His name is Carlos. He’s lived in and around Laudio all his life. This is his bar. He assumes we are in town for the bike race. He’s correct. He inquires as to where we are from. Southern California for me. South of Dublin, Ireland, for David. Carlos wants to know: are we professionals? Yes.
He points to the wall behind us. There hangs a photo of Joseba Beloki, four-time grand tour podium finisher and native of the neighbouring Basque province of Gipuzkoa. The photo features the tiny climber in his orange Euskaltel-Euskadi jersey bouncing across the cobbles of Northern Europe.
Are we professionals like that, he wonders. I am quick to assure him that professional cyclocross racers and professional road racers are two very different beasts. I explain that I too will be headed to the cobbles after Spain, for three more months of racing in Belgium. Koppenbergcross is coming next week…
His eyes widen upon hearing this, and he points again behind us. There, in a small nook below Beloki, one stone stands out from the rest of the wall. It’s one of those famed cobbles, awarded to race winners in Flanders. The plaque on the inscription reads “Ronde Van Vlaanderen 40-45 Jaar.”
I turn and point at him, and then back at the stone. He nods his head. Many years ago, he says. Back when he was faster. Now he has to work all the time. He hasn’t won anything in ten years. I’m impressed. Age grouper or not, they don’t hand out those stones for being a half-assed bike rider.
I put two euros on the counter and square up for the coffee. David and I get up to leave.
“Vas a ganar mañana?” He asks if I’m going to win tomorrow.
“Siempre ojala!” I respond that I always hope to.
He looks at Daivd,“Him too?”
“Of course,” I say with a grin. “We’re both going to win.”
On the northern coast of Spain, cliffs jut from the Bay of Biscay and steep green hills undulate inland toward the arid plains of the country’s interior. These rugged mountains and steep river valleys make up the majority of Euskadi. There’s nary a flat road in the region, much less a level field for a cyclocross course. Basque cyclocross is distinctly brutal, with an exceptional amount of climbing and number of steep technical descents, often made more treacherous by the constant precipitation that turns the grassy slopes into grimy toboggan runs.

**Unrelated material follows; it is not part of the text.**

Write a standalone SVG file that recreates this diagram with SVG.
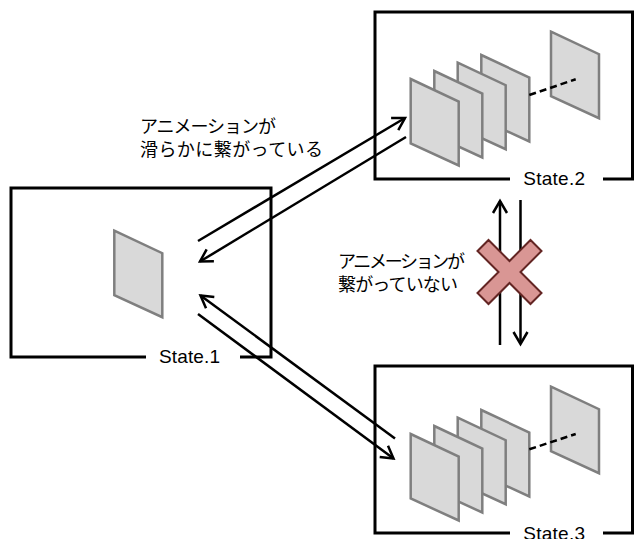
<svg xmlns="http://www.w3.org/2000/svg" xmlns:xlink="http://www.w3.org/1999/xlink" width="634" height="539" viewBox="0 0 634 539">
<style>
.box{fill:none;stroke:#000;stroke-width:3;stroke-linejoin:miter}
.pane{fill:#d9d9d9;stroke:#7f7f7f;stroke-width:2.5;stroke-linejoin:miter}
.dash{stroke:#000;stroke-width:2.5;stroke-dasharray:7 4;fill:none}
.lbl{font-family:"Liberation Sans",Arial,sans-serif;font-size:19px;fill:#000}
.jp{font-family:"Noto Sans CJK JP","Noto Sans",sans-serif;font-size:18px;fill:#000}
.arr{stroke:#000;stroke-width:2.5;fill:none;marker-end:url(#ah)}
.x{fill:#d99694;stroke:#632523;stroke-width:2;stroke-linejoin:miter}
</style>
<defs>
<marker id="ah" markerUnits="userSpaceOnUse" markerWidth="30" markerHeight="30" viewBox="-15 -15 30 30" refX="0" refY="0" orient="auto" overflow="visible">
<path d="M-12,-7 L0,0 L-12,7" fill="none" stroke="#000" stroke-width="2.5"/>
</marker>
<path id="p" d="M0,0 L48,22.5 L48,86.5 L0,64.5 Z"/>
</defs>
<rect width="634" height="539" fill="#fff"/>
<g id="state1">
<path class="box" d="M146,357 L11,357 L11,188 L271,188 L271,357 L240,357"/>
<use xlink:href="#p" class="pane" x="114.3" y="230.7"/>
<text class="lbl" x="159" y="362.7" textLength="61">State.1</text>
</g>
<g id="state2">
<path class="box" d="M510,179 L375,179 L375,12 L632.5,12 L632.5,179 L603,179"/>
<use xlink:href="#p" class="pane" x="551" y="31.7"/>
<use xlink:href="#p" class="pane" x="481.3" y="55"/>
<line class="dash" x1="529.3" y1="95" x2="575.7" y2="79.3"/>
<use xlink:href="#p" class="pane" x="457.7" y="62.7"/>
<use xlink:href="#p" class="pane" x="434.3" y="71"/>
<use xlink:href="#p" class="pane" x="410.7" y="79"/>
<text class="lbl" x="523.3" y="185" textLength="61.7">State.2</text>
</g>
<g id="state3">
<path class="box" d="M510,533 L375,533 L375,366 L632.5,366 L632.5,533 L603,533"/>
<use xlink:href="#p" class="pane" x="551" y="386.7"/>
<use xlink:href="#p" class="pane" x="481.3" y="410"/>
<line class="dash" x1="529.3" y1="449.3" x2="575.7" y2="434"/>
<use xlink:href="#p" class="pane" x="457.7" y="417.7"/>
<use xlink:href="#p" class="pane" x="434.3" y="426"/>
<use xlink:href="#p" class="pane" x="410.7" y="434"/>
<text class="lbl" x="523.3" y="540" textLength="61.7">State.3</text>
</g>
<g id="connectors">
<line class="arr" x1="198" y1="241" x2="405" y2="118"/>
<line class="arr" x1="406" y1="137" x2="200" y2="261.5"/>
<line class="arr" x1="395" y1="438.5" x2="200.5" y2="295.5"/>
<line class="arr" x1="198" y1="314" x2="393.5" y2="458.5"/>
<line class="arr" x1="500" y1="345" x2="500" y2="201"/>
<line class="arr" x1="520.5" y1="200" x2="520.5" y2="344"/>
</g>
<g id="labels">
<text class="jp" x="140" y="133" textLength="136">アニメーションが</text>
<text class="jp" x="140" y="156" textLength="183">滑らかに繋がっている</text>
<text class="jp" x="338" y="268" textLength="127">アニメーションが</text>
<text class="jp" x="338" y="291" textLength="120">繋がっていない</text>
</g>
<g id="cross">
<path class="x" transform="translate(509.5,272)" d="M-32,-21 L-21,-32 L0,-11 L21,-32 L32,-21 L11,0 L32,21 L21,32 L0,11 L-21,32 L-32,21 L-11,0 Z"/>
</g>
</svg>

But the mid-autumn date of the Laudio race has beaten the weather by a single week. The Copa España kicks off under sunny skies with temperatures approaching 25 degrees—a proper scorcher by cyclocross standards. I drain my water bottle and sweat my way to the start grid.
Over the loudspeaker, the announcer interviews Javier Ruiz De Larrinaga Ibanez, who grew up 30 kilometres south of Laudio, in the heart of the Basque country. During his 20-year professional career, he’s won five Spanish national championship titles, making him a local hero, and a source of pride to his fellow Basques. Now retired, he is one of the organisers of the race today, and he’s also taken up coaching local youth cycling programmes. The announcer asks what’s harder: racing, coaching kids, or coaching the parents of the kids. Ibanez laughs and says it’s all part of the deal.
The whistle blows and 84 elite men sprint up the opening start straight, which is the main road between Laudio and the mountain town of Okondo. A sharp right sends the field up a steeper pitch. They hammer and flail into the forest. Halfway through the first wooded section, a slender baby-blue skinsuit speeds by. It’s Gorka Izagirre, who is taking a break after wrapping up a road season that saw him finish 9th in the grim conditions of the Yorkshire World Championships. He’s got no international ranking and starts way back in the field, though it doesn’t take him long to find the head of the race. He’s the only full on road pro in the field and he’ll go on to finish eighth at the national race behind cyclocross specialists like 24 year old Felipe Orts who takes the win over Izagirre as well as a host of visiting Belgian and Dutch riders.
The race ends just after four, and I’m soon wandering the outskirts of Laudio/Llodio, only this time in a post-race daze of exhaustion and hunger.
It’s five o’clock in the Basque Country, high time for epicurean purgatory. I inevitably wander back to Xarmanta. This time, I’ve come with my two Spanish-speaking travel companions from Barcelona, Tomás and Sergi.
Carlos looks up from behind the bar and immediately asks in Spanish.
“Did you win?”
“Ooooooooooofffff” I say. “I did win…the race to 27th place.”
“27? Two-seven? Ahhhhhhh, eres una paquete…”
The bar’s patrons erupt in laughter, and I turn to Tomás, who grins as he translates.
“He calls you pack fodder…”
I join in laughing. Heck, pack fodder was a generous assessment. I was barely that on the punchy parcours.
Disappointed or not, he brings out some food, which we devour, two dozen thin slices of salt-cured jamón followed by a mound of soft oveja cheese. He points to a large faded portrait of a shepherd on the wall and indicates that his family has long made cheese from the sheep they’ve raised in the surrounding hills. I ask for a coffee to top it all off. As he pulls an Americano from the espresso machine, he exclaims, “You never came in for coffee this morning!”
“Maybe I would have gotten 17th instead of 27th,” I say with a grin.
He grabs my hand, heartedly shaking it. “It might take a little more than just coffee,” he chuckles.
I laugh my way out the door. What else am I going to do?